▶ _Task description_
Identify all lines in the listing that include the word "this", and copy them out.

▶ _Input material_
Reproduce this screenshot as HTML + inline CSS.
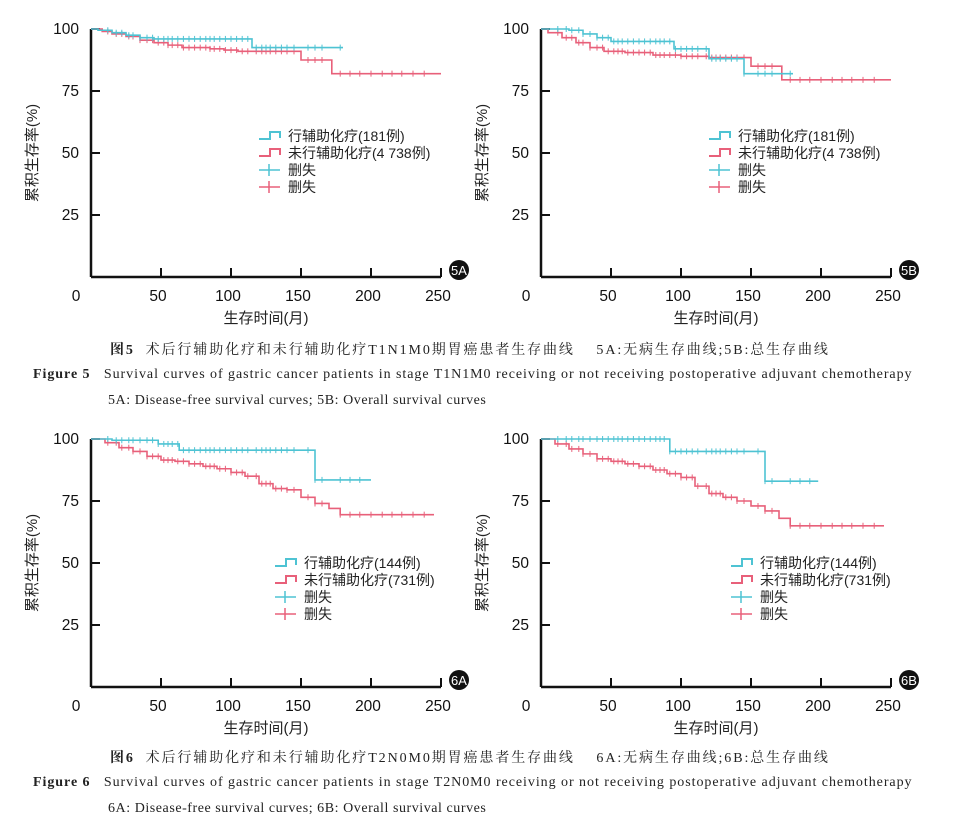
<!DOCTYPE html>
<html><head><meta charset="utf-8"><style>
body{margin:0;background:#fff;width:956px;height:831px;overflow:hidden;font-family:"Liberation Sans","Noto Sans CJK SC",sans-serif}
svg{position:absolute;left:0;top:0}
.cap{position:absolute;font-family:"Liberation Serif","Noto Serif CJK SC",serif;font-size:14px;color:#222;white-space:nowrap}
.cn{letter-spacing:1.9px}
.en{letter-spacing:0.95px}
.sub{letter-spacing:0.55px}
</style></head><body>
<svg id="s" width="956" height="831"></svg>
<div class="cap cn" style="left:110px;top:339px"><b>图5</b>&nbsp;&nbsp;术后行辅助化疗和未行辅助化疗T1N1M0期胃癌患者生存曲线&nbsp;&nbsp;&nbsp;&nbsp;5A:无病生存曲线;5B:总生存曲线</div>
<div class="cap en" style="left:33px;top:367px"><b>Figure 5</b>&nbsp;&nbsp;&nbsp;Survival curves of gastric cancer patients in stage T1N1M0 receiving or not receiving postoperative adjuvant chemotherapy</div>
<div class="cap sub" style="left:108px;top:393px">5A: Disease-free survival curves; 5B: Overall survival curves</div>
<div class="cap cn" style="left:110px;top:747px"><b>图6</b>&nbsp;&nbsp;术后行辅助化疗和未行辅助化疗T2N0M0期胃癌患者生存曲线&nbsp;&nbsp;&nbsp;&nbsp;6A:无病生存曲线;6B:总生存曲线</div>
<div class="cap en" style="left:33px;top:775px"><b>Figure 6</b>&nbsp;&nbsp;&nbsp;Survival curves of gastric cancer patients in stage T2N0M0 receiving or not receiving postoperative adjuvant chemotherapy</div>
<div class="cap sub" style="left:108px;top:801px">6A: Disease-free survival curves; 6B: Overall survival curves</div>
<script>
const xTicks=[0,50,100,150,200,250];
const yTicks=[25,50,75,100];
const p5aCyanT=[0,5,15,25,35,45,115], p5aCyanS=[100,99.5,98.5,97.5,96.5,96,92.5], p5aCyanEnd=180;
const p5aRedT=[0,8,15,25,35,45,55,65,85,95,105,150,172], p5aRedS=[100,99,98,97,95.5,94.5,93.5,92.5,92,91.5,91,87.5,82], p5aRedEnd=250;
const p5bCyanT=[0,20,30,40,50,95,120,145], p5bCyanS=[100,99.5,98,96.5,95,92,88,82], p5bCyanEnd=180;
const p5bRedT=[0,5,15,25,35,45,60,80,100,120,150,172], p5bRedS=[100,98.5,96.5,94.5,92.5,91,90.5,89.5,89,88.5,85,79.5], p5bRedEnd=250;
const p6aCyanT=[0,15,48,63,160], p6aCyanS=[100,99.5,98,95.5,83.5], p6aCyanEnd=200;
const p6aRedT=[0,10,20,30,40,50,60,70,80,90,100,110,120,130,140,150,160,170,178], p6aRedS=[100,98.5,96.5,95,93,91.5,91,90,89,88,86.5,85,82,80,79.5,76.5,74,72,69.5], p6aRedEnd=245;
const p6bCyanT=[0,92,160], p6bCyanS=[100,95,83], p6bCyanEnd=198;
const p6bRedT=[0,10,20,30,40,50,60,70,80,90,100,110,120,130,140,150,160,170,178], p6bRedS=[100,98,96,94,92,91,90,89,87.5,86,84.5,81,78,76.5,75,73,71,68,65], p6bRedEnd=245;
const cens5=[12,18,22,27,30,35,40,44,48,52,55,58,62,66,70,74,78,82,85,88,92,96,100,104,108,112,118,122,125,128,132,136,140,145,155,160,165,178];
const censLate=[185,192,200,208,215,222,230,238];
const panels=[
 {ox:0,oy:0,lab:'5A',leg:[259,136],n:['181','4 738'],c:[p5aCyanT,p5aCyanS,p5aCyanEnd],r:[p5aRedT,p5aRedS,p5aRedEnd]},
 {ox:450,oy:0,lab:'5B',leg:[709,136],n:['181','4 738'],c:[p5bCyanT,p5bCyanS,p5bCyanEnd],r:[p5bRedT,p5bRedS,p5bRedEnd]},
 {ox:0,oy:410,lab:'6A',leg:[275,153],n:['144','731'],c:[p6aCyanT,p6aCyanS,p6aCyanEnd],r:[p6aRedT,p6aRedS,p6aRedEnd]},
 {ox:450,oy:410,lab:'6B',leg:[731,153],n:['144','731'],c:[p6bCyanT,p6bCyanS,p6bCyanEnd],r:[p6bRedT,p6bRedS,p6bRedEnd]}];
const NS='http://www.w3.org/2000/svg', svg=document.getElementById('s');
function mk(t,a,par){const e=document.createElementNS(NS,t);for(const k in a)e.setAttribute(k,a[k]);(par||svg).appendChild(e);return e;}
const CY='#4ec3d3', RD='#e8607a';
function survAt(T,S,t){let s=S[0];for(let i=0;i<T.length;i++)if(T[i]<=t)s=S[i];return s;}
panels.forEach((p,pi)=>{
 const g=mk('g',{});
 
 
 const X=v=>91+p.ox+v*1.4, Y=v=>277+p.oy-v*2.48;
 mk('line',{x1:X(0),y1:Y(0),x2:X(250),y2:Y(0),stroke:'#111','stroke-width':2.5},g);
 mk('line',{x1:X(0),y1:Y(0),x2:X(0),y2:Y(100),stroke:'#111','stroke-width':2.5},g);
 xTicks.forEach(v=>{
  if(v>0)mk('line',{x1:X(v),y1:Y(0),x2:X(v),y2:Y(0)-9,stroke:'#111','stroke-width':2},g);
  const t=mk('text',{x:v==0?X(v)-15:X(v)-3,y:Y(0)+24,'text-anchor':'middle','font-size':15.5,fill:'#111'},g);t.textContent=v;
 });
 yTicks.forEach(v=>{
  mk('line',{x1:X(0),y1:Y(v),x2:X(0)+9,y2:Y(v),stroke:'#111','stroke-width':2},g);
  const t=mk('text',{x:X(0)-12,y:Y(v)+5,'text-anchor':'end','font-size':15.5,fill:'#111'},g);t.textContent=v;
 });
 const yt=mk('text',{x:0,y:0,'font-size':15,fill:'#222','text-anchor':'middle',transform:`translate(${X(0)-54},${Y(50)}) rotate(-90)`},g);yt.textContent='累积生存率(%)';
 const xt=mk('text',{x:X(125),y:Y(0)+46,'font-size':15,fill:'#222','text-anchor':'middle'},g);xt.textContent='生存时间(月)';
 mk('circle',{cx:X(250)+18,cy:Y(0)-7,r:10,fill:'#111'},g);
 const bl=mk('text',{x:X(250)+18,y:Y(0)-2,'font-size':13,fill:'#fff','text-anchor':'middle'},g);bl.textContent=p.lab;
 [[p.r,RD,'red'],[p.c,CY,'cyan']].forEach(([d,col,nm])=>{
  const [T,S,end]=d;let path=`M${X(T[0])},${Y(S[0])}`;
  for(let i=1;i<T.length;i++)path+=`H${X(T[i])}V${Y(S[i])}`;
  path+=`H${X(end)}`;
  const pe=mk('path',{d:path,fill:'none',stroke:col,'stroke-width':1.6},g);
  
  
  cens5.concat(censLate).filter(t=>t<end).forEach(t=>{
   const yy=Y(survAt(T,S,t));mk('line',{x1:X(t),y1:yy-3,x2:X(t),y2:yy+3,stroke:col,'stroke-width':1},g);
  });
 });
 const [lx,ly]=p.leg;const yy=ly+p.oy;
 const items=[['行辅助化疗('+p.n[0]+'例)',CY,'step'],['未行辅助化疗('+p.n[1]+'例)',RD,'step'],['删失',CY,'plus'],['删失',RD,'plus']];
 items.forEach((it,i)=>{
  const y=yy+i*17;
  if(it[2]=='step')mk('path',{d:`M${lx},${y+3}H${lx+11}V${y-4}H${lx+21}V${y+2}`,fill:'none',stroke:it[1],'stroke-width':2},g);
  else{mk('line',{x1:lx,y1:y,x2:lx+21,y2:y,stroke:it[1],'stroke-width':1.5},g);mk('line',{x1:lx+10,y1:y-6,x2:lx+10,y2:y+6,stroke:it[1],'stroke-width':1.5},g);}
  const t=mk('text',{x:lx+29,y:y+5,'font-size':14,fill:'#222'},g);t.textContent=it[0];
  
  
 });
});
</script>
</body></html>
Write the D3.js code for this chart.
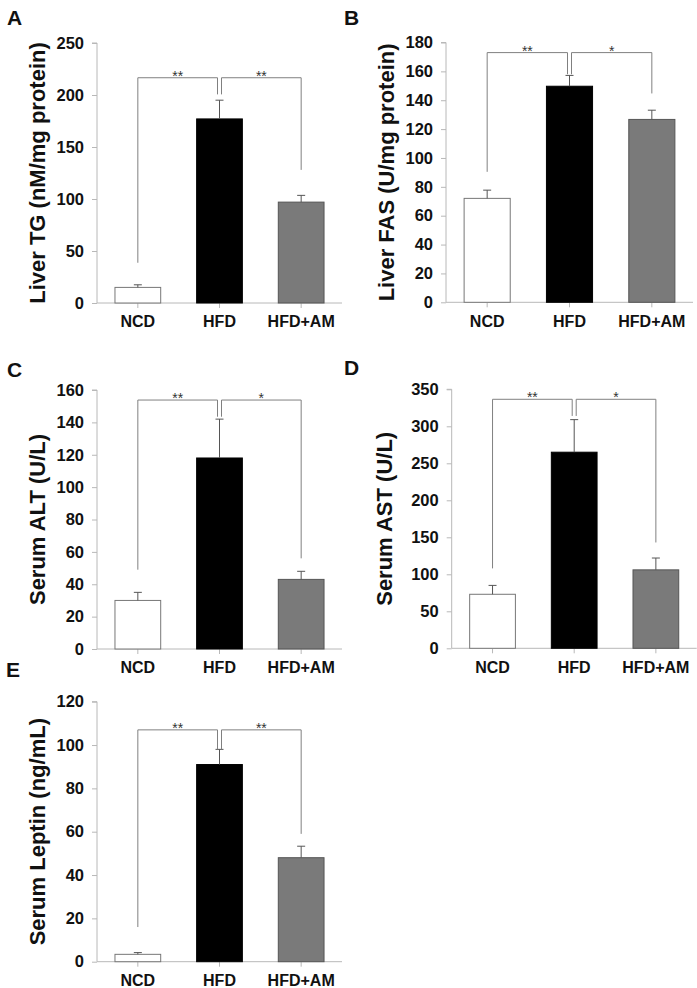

▶ _Solution below_
Reproduce this screenshot as HTML + inline CSS.
Write the D3.js code for this chart.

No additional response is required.